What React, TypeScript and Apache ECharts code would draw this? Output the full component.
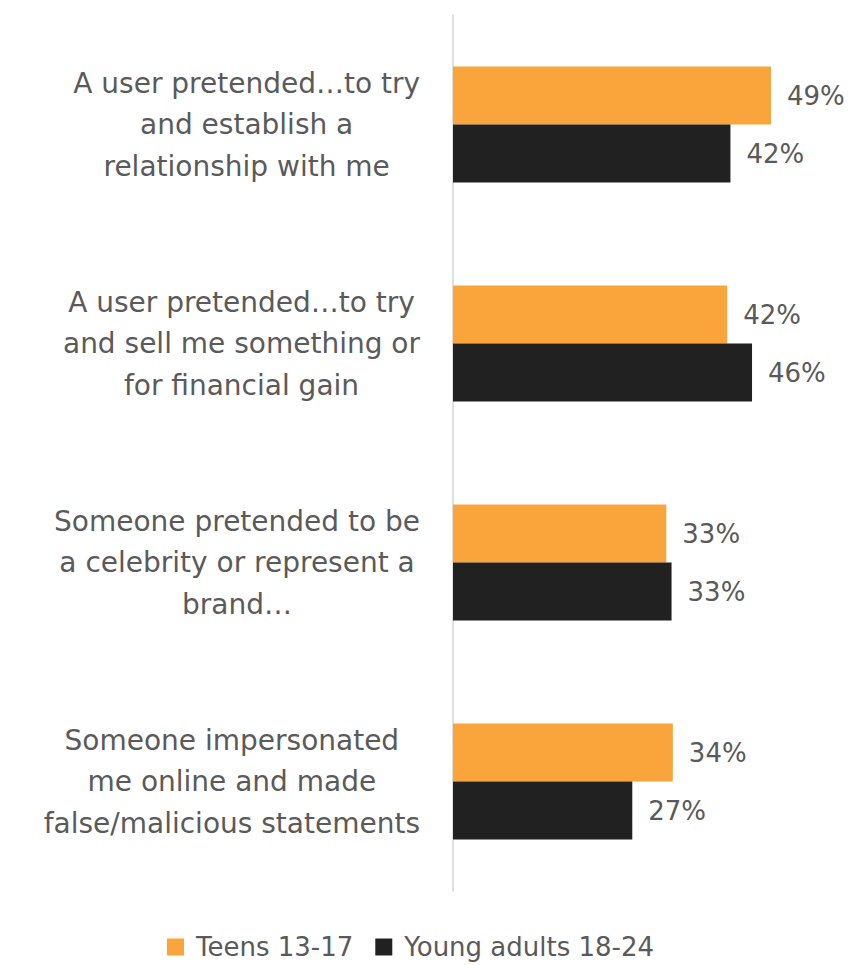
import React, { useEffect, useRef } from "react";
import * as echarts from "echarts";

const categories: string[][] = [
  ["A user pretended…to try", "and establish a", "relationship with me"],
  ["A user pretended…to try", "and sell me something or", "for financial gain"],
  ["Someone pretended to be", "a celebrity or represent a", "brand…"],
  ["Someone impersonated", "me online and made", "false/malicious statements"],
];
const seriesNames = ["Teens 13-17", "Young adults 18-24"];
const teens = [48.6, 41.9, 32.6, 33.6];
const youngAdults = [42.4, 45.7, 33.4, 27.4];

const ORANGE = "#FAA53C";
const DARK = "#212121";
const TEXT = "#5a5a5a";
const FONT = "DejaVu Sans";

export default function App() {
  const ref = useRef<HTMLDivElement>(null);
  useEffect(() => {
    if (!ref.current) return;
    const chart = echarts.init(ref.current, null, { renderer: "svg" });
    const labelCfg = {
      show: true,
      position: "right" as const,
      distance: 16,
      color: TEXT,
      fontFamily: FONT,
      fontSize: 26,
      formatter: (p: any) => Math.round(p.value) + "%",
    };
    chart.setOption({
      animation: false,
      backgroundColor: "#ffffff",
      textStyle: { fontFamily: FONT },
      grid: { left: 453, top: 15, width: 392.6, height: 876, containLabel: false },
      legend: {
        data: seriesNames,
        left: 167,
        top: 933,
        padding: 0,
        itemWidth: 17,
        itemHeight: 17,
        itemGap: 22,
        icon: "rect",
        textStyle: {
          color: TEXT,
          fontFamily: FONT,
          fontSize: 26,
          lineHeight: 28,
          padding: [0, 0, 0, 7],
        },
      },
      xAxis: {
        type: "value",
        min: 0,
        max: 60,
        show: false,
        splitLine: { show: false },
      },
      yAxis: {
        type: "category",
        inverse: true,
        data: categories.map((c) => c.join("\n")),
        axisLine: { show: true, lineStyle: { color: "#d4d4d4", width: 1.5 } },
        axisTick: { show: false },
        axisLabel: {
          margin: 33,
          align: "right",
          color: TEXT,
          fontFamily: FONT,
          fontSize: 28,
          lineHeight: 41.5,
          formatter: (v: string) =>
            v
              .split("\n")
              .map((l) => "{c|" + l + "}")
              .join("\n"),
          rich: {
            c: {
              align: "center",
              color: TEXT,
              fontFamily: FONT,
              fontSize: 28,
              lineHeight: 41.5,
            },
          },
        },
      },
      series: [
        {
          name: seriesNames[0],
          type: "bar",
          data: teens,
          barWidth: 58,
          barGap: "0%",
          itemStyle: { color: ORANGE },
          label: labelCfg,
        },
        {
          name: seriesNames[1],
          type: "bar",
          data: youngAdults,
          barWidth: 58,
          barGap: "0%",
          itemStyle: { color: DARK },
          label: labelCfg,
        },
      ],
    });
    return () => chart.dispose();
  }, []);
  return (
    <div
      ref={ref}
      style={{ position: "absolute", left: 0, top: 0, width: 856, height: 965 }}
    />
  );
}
══════
Given exercise: Search the data for "React". Copy every line that has it.

Expected answer:
What React, TypeScript and Apache ECharts code would draw this? Output the full component.
import React, { useEffect, useRef } from "react";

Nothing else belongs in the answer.